Program Pertukaran Mahasiswa Merdeka (PMM) angkatan I di Universitas Muhammadiyah Kupang (UMK) berjumlah 52 orang. Mereka berasal dari beberapa kampus/institut di pulau Jawa. Di antaranya, Institut Keguruan dan Ilmu Pendidikan Siliwangi, Institut Pendidikan Indonesia, IKIP Budi Utomo Malang, dan lain sebagainya.
Salah seorang mahasiswa yang mengikuti program tersebut mengaku kagum dengan masyarakat NTT terutama yang ada di kota Kupang. Menurutnya, masyarakat di Kota Kupang sangat toleran dan berjiwa gotong-royong.
“Masyarakat Kota Kupang memiliki beragam agama dan mayoritasnya adalah Kristen, mereka hidup rukun saling gotong-royong. Sikap toleransi dan gotong-royong yang mereka tunjukan itu sangat luar biasa, itu yang saya rasakan selama beberapa bulan di sini,” tutur mahasiswi IKIP Budi Utomo Malang tersebut.
“Bahwa selama kuliah di Kampus Universitas Muhammadiyah Kupang. Saya merasa sangat senang berkuliah disini, apalagi saya aslinya beragama kristen, sementara kampus yang saya dapatkan itu UMK. Dari nama kampus saya pikir itu kampus hanya orang Islam yang kuliah tapi nyatanya disini mahasiswa lebih banyak beragama Kristen dan Katolik. Mereka berbaur, saling membantu satu sama lain tampa membedakan suku, ras dan agama, ungkap mahasiswa yang biasa disapa Veronika pada momen acara Pelepasan dan Pentas Seni Budaya yang berlangsung di Aula Utama UMK, (13/01/2022).
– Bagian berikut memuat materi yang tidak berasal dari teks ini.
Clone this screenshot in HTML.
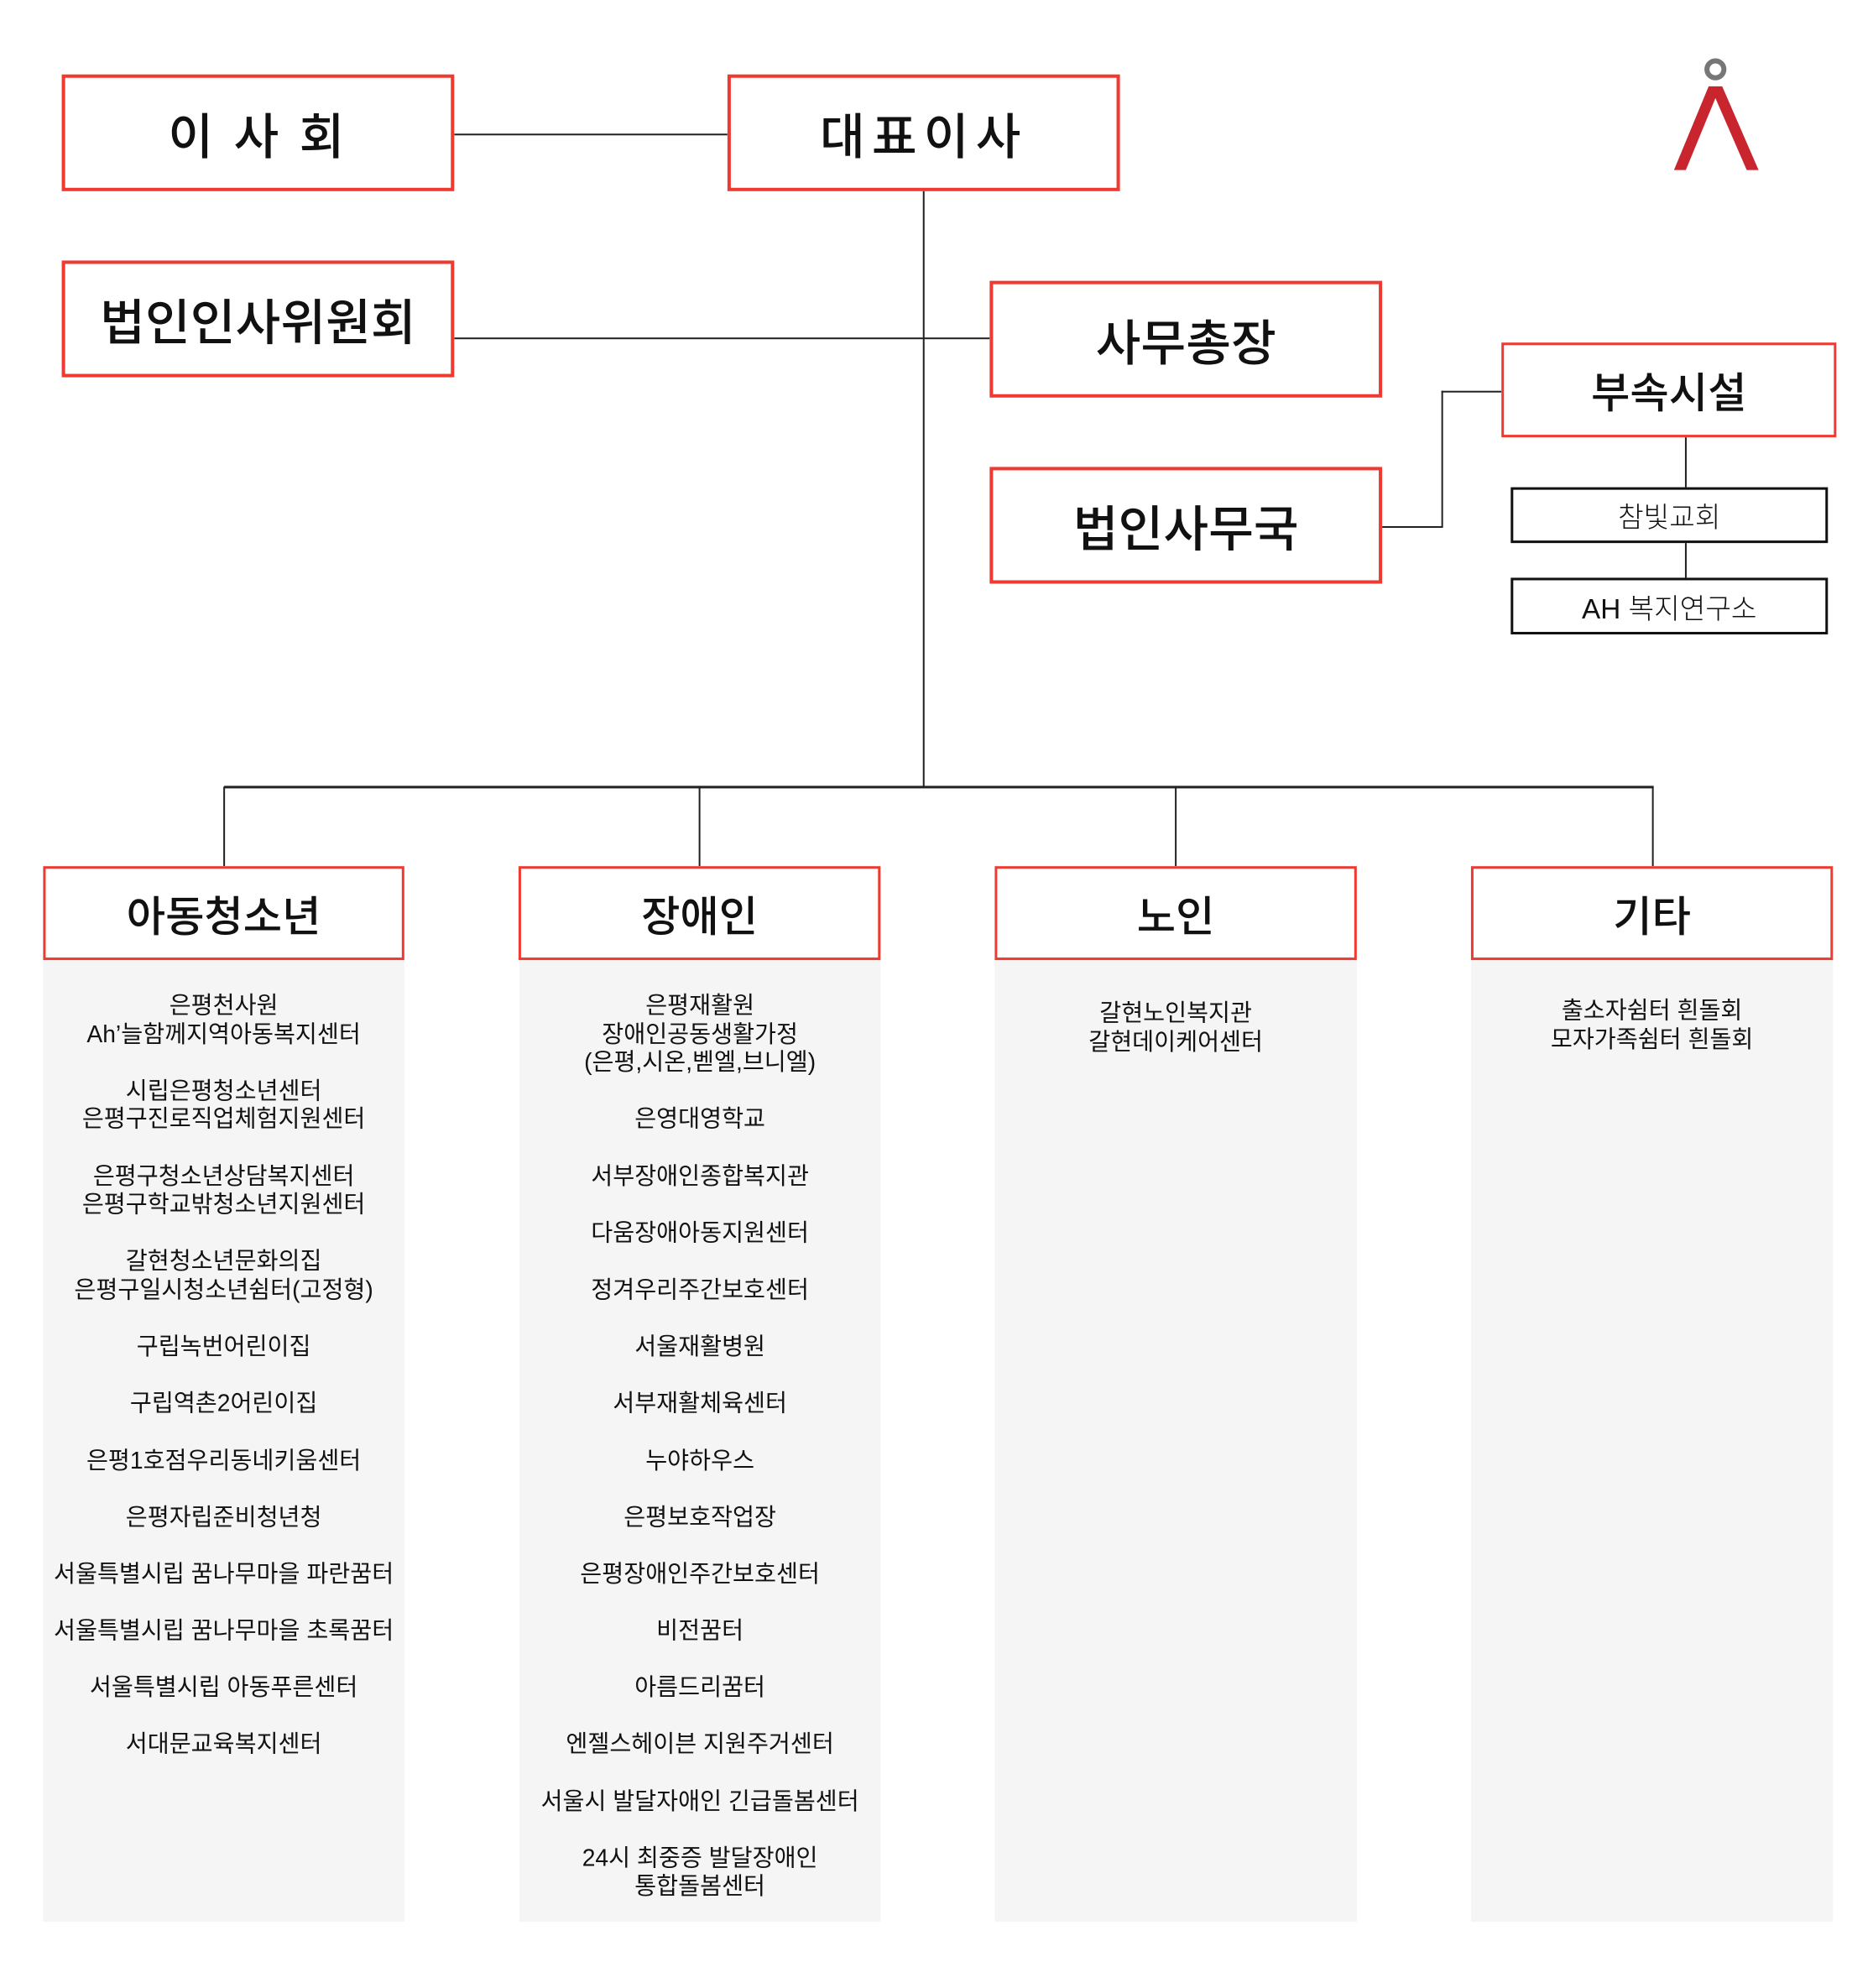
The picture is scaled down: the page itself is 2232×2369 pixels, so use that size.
<!DOCTYPE html>
<html><head><meta charset="utf-8"><style>
html,body{margin:0;padding:0;background:#fff;}
body{width:2232px;height:2350px;position:relative;overflow:hidden;font-family:"Liberation Sans","Noto Sans CJK KR",sans-serif;color:#111;}
#w{position:absolute;left:0;top:0;width:2232px;height:2350px;transform:scale(1.008);transform-origin:0 0;}
.b{position:absolute;box-sizing:border-box;border:4px solid #ee3a30;background:#fff;display:flex;align-items:center;justify-content:center;}
.t{font-size:58px;font-weight:500;}
.c{font-size:50px;font-weight:500;border-width:3px;}
.s{position:absolute;box-sizing:border-box;border:3px solid #111;background:#fff;display:flex;align-items:center;justify-content:center;font-size:33px;font-weight:300;}
.l{position:absolute;background:#222;}
.p{position:absolute;background:#f5f5f5;top:1134px;height:1138px;}
.list{position:absolute;text-align:center;white-space:pre-line;font-size:28px;line-height:33.6px;}
</style></head><body><div id="w">

<div class="l" style="left:537px;top:158px;width:323px;height:2px"></div>
<div class="l" style="left:1091px;top:225px;width:2px;height:706px"></div>
<div class="l" style="left:537px;top:399px;width:633px;height:2px"></div>
<div class="l" style="left:1634px;top:622px;width:71px;height:2px"></div>
<div class="l" style="left:1704px;top:462px;width:2px;height:162px"></div>
<div class="l" style="left:1704px;top:462px;width:71px;height:2px"></div>
<div class="l" style="left:1992px;top:516px;width:2px;height:60px"></div>
<div class="l" style="left:1992px;top:641px;width:2px;height:42px"></div>
<div class="l" style="left:265px;top:929px;width:1690px;height:3px"></div>
<div class="l" style="left:264px;top:930px;width:2px;height:94px"></div>
<div class="l" style="left:826px;top:930px;width:2px;height:94px"></div>
<div class="l" style="left:1389px;top:930px;width:2px;height:94px"></div>
<div class="l" style="left:1953px;top:930px;width:2px;height:94px"></div>

<div class="b t" style="left:73px;top:88px;width:464px;height:138px;letter-spacing:4px">이&nbsp;사&nbsp;회</div>
<div class="b t" style="left:860px;top:88px;width:464px;height:138px;letter-spacing:8px">대표이사</div>
<div class="b t" style="left:73px;top:308px;width:464px;height:138px">법인인사위원회</div>
<div class="b t" style="left:1170px;top:332px;width:464px;height:138px">사무총장</div>
<div class="b t" style="left:1170px;top:552px;width:464px;height:138px">법인사무국</div>
<div class="b" style="left:1775px;top:405px;width:396px;height:112px;border-width:3px;font-size:50px;font-weight:500">부속시설</div>
<div class="s" style="left:1786px;top:576px;width:375px;height:66px">참빛교회</div>
<div class="s" style="left:1786px;top:683px;width:375px;height:67px">AH 복지연구소</div>

<svg style="position:absolute;left:1975px;top:66px" width="110" height="140" viewBox="0 0 110 140">
<circle cx="53" cy="16" r="10" fill="none" stroke="#777" stroke-width="6"/>
<polygon points="45,36 61,36 104,135 90,135 53,50 18,135 4,135" fill="#c8252e"/>
</svg>

<div class="p" style="left:51px;width:427px"></div>
<div class="p" style="left:614px;width:427px"></div>
<div class="p" style="left:1176px;width:428px"></div>
<div class="p" style="left:1739px;width:428px"></div>

<div class="b c" style="left:51px;top:1024px;width:427px;height:111px">아동청소년</div>
<div class="b c" style="left:613px;top:1024px;width:428px;height:111px">장애인</div>
<div class="b c" style="left:1176px;top:1024px;width:428px;height:111px">노인</div>
<div class="b c" style="left:1739px;top:1024px;width:428px;height:111px">기타</div>

<div class="list" style="left:51px;width:427px;top:1172px">은평천사원
Ah’늘함께지역아동복지센터

시립은평청소년센터
은평구진로직업체험지원센터

은평구청소년상담복지센터
은평구학교밖청소년지원센터

갈현청소년문화의집
은평구일시청소년쉼터(고정형)

구립녹번어린이집

구립역촌2어린이집

은평1호점우리동네키움센터

은평자립준비청년청

서울특별시립 꿈나무마을 파란꿈터

서울특별시립 꿈나무마을 초록꿈터

서울특별시립 아동푸른센터

서대문교육복지센터</div>

<div class="list" style="left:614px;width:427px;top:1172px">은평재활원
장애인공동생활가정
(은평,시온,벧엘,브니엘)

은영대영학교

서부장애인종합복지관

다움장애아동지원센터

정겨우리주간보호센터

서울재활병원

서부재활체육센터

누야하우스

은평보호작업장

은평장애인주간보호센터

비전꿈터

아름드리꿈터

엔젤스헤이븐 지원주거센터

서울시 발달자애인 긴급돌봄센터

24시 최중증 발달장애인
통합돌봄센터</div>

<div class="list" style="left:1176px;width:428px;top:1181px">갈현노인복지관
갈현데이케어센터</div>

<div class="list" style="left:1739px;width:428px;top:1178px">출소자쉼터 흰돌회
모자가족쉼터 흰돌회</div>

</div></body></html>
Rektor UMK dalam sambutanya berpesan agar mahasiswa PMM memahami kelebihan dan kekurangan di UMK.
“Bagi kami di UMK menjadi suatu kebanggaan, 52 orang bukan hal yang ringan, kami mendapatkan para mahasiswa ternyata mahasiswa diluar sana memilih UMK sebagai tempat untuk belajar. Beginilah keberadaan kami belum banyak yang kami buat, belum banyak yang hebat tapi saya pikir Kurikulum Nasional itu sama saja. Dosen yang mengajar memiliki kualifikasi dan kompetensi yang mumpuni di bidangnya masing-masing.
“Apapun kelebihannya dan kekurangan UMK, kelebihannya di bawa dan kekurangannya disimpan dalam hati atau di simpan disini. Untuk jadi orang pintar tidak hanya tergantung pada satu misalnya fasilitas, gedung, kampus, bukan tapi bibitnya yang utama maksudnya kita pribadi penentu utama jadi jangan pernah berfikir pintar nya kita hanya ditentukan oleh dosen, oleh kurikulum, fasilitas tapi penentu sebenarnya adalah kita, ungkap pria yang doyan mengenakan baju kemeja putih itu.